## Request
Select the lines of the records containing the word "this" and list them.

Source code of charts
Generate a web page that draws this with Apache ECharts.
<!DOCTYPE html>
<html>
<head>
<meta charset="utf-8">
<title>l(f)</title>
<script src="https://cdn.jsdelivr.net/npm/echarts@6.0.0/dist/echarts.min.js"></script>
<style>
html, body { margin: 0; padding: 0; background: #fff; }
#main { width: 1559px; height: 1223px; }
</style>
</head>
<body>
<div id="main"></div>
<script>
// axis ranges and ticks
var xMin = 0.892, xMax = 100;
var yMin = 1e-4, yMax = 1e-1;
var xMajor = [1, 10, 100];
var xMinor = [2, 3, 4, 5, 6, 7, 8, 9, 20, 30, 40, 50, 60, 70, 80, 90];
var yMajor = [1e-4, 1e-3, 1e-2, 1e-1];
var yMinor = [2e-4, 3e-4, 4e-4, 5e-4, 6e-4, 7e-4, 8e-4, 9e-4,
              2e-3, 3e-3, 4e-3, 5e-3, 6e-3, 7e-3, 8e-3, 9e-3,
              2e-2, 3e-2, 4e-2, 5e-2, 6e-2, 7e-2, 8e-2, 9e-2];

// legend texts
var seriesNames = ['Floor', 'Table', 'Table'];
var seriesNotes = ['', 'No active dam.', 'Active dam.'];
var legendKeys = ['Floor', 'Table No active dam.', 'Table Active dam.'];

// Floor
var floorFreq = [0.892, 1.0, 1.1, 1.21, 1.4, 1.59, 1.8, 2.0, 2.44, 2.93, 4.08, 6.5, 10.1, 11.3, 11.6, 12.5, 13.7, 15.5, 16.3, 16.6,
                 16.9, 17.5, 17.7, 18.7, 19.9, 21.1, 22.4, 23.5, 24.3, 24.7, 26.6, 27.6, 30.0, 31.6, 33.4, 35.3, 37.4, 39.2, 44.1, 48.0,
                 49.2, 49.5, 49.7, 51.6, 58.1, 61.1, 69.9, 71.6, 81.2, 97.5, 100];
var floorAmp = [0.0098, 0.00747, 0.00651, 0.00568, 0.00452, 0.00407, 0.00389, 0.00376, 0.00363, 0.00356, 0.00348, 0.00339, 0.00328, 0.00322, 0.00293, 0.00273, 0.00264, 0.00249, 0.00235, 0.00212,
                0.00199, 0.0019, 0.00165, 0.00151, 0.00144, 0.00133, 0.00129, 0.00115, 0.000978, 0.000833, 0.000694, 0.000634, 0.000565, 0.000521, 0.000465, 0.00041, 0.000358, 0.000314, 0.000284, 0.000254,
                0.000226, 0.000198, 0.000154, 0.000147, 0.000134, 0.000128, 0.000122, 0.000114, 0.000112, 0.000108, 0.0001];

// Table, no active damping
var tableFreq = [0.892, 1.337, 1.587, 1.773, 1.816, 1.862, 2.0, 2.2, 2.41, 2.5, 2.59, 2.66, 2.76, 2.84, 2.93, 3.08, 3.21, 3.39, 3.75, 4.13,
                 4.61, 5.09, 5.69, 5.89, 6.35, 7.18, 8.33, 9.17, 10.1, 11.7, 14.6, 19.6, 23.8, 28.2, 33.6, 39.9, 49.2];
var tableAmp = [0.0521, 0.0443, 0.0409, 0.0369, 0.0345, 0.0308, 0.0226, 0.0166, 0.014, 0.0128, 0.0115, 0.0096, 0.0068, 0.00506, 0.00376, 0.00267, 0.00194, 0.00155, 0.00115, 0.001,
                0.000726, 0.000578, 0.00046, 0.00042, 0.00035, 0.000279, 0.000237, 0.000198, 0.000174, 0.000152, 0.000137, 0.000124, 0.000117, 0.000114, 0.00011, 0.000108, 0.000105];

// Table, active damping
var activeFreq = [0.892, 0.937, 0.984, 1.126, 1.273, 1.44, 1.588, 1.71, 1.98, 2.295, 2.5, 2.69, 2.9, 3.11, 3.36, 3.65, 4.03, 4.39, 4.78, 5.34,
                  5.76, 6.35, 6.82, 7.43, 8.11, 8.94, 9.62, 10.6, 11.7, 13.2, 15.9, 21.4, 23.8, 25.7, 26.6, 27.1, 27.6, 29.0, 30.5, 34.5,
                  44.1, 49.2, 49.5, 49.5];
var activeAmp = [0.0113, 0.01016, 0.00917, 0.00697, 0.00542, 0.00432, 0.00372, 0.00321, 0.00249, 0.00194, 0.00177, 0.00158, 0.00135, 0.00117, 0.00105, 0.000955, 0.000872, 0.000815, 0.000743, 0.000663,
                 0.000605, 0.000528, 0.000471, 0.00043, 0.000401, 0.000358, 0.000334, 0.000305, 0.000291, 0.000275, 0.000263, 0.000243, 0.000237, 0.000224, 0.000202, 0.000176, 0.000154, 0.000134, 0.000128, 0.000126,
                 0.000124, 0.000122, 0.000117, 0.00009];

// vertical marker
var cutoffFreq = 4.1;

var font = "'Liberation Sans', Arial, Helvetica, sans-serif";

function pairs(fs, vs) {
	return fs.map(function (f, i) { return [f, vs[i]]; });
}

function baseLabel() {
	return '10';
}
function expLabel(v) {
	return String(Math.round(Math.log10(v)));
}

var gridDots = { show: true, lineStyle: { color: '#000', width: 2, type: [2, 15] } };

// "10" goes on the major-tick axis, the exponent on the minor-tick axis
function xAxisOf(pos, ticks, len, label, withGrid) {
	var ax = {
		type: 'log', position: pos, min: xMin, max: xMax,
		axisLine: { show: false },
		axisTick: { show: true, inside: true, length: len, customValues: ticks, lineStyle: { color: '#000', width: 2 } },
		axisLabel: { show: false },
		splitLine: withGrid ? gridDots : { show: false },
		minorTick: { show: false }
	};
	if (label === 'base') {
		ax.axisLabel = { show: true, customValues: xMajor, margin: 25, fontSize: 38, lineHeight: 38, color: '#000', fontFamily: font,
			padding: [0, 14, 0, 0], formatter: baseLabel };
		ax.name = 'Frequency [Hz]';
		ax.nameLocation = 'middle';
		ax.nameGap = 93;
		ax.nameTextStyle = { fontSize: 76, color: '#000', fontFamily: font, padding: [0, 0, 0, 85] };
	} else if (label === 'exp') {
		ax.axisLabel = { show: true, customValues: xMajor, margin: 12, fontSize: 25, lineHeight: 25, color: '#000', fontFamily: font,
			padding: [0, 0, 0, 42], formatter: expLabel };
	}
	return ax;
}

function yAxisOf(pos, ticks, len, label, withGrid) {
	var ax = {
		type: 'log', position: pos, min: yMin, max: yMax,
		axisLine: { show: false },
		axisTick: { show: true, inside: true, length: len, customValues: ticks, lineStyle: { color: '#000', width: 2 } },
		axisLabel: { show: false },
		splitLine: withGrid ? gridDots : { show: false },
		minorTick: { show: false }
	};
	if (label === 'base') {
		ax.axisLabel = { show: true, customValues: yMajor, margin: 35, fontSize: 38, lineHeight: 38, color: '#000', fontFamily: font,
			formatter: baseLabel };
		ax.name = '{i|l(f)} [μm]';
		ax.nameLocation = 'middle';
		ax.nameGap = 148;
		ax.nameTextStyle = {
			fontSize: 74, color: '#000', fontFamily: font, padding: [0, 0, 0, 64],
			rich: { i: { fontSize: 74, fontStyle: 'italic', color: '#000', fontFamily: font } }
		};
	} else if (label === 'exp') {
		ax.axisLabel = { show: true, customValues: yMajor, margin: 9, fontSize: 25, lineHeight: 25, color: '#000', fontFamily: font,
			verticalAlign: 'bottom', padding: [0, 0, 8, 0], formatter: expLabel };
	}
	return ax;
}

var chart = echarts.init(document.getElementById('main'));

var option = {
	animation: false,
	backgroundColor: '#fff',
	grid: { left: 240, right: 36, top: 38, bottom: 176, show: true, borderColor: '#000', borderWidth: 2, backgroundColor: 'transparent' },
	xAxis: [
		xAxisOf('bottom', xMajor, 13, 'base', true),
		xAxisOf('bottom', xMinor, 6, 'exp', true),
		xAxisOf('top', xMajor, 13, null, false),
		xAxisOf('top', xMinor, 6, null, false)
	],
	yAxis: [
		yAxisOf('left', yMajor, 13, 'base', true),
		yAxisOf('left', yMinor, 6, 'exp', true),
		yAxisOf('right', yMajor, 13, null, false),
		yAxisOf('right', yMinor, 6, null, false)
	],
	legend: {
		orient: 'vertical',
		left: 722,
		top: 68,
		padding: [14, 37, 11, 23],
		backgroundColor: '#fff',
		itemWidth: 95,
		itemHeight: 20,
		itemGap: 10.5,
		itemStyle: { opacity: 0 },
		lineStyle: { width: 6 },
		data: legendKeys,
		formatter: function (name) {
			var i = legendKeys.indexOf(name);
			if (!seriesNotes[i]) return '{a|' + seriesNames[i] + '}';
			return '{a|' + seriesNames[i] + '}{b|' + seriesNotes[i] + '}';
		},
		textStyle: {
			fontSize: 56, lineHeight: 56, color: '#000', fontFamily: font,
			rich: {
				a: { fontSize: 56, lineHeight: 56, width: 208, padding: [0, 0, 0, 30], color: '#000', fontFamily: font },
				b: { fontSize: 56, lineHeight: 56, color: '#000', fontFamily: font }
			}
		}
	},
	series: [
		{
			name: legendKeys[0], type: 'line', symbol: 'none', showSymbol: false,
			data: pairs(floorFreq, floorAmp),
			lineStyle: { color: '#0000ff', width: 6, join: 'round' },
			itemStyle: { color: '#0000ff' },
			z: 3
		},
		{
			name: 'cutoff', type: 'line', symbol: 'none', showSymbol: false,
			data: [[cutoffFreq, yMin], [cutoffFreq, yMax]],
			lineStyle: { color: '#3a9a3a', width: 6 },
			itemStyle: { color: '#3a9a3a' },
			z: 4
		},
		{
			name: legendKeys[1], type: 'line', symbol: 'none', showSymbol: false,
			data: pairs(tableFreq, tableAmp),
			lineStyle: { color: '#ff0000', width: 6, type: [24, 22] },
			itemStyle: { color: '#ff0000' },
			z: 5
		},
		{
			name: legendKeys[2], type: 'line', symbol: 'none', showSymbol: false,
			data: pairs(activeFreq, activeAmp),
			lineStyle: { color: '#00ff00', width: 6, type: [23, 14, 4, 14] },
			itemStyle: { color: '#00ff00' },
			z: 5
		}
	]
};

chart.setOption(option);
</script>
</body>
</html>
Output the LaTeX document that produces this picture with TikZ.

## Expected output
Generate a web page that draws this with Apache ECharts.
Output the LaTeX document that produces this picture with TikZ.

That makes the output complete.